MEET the ‘straight’ Sydney woman who kissed a girl and liked it so much she spent the next year living as a lesbian.

All in all, I don’t think I have a problem with her content per se, but rather the marketing of it which seems to be all about selling books using controversial language.

Not Adam and Steve

Another story of bisexual visibility was also in my news feed today. In this second case, controversy is about a youtuber who is a part of a gay couple, although he self-identifies as bisexual.

“Yes, I’m a bisexual male,” R.J. Aguiar says in a video published Monday. The 25-year-old is currently engaged to Will Shepherd, his fellow YouTuber and cofounder of the brand Not Adam and Steve. That relationship, combined with the couple’s online visibility, has led to a seemingly endless stream of questions about the validity of Aguiar’s orientation, he says.
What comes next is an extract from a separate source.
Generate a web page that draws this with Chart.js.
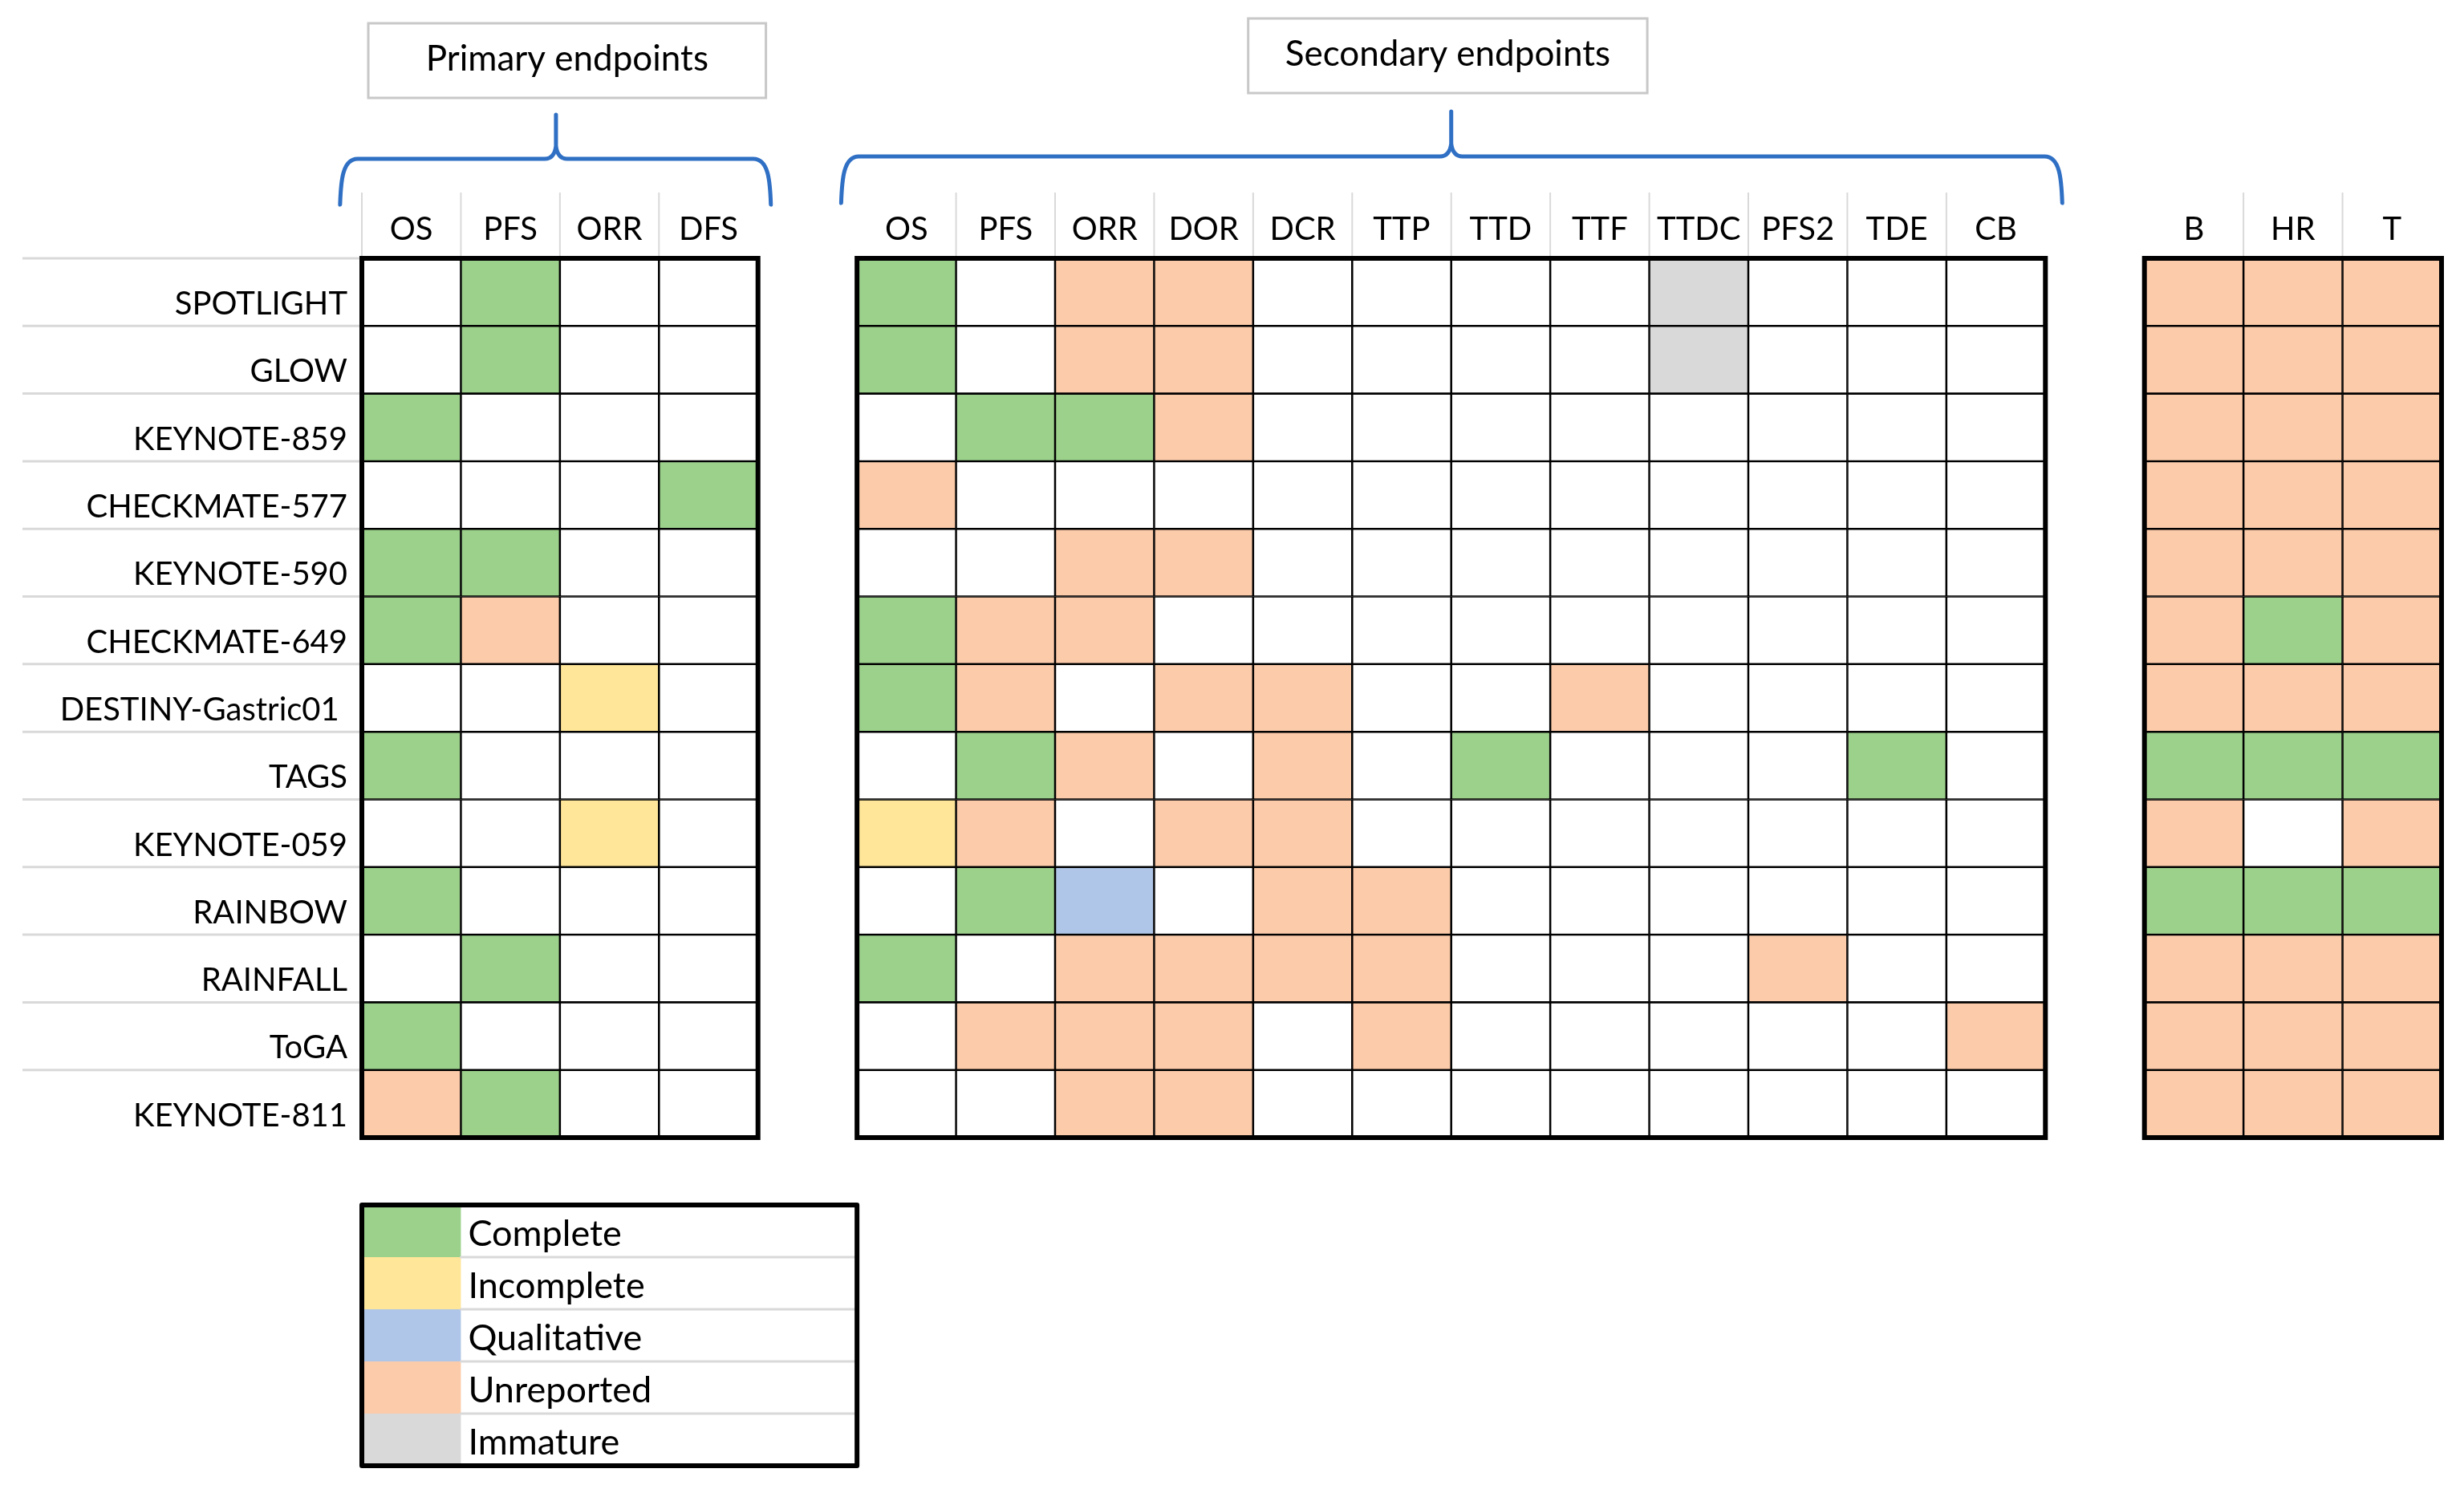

RJ’s story describes a different part of the bisexual predicament. I don’t know, maybe lesbians are equally bad about this, but gay men can be truly horrific dismissing another guy’s self-chosen identity. No wonder bisexuals feel so invisible within the larger LGBTQ community when there are gay guys telling them that they don’t exist, they are lying or they don’t know who they are. Those critical of RJ are utterly clueless about sexual orientation.

I’m a fan of the base notion of using “born this way” as a self empowering concept, but born this way must end up meaning more than gay. We are all born with a sexual orientation either towards members of the same sex, opposite sex or both. We then – each of us – align our identity and our expression with hat orientation in some way, and our right to self identification is crucial to real liberation. We have done such a disservice treating gay as the same as “not straight” when in reality both bisexual and gay/lesbian are not straight.

I’m of the belief that failure to allow a bisexual person to so identify is really a matter of the internalized homophobia of the person judging. That homophobia forces rigid categories which people must fit in, and these are so often connected to conforming or non-conforming gender expression.

Here’s the video:

[youtube]https://www.youtube.com/watch?v=K1xnnY7oKtI[/youtube]

I think it is far easier to come out as gay or lesbian than it is to come out as bisexual. Maybe that’s why Hemphill’s book isn’t called, “The Year I explored Being Bisexual.”

Both of these persons confront the notion held by many straight persons as well as many lesbian/gay persons, that you are either one or the other- gay or straight.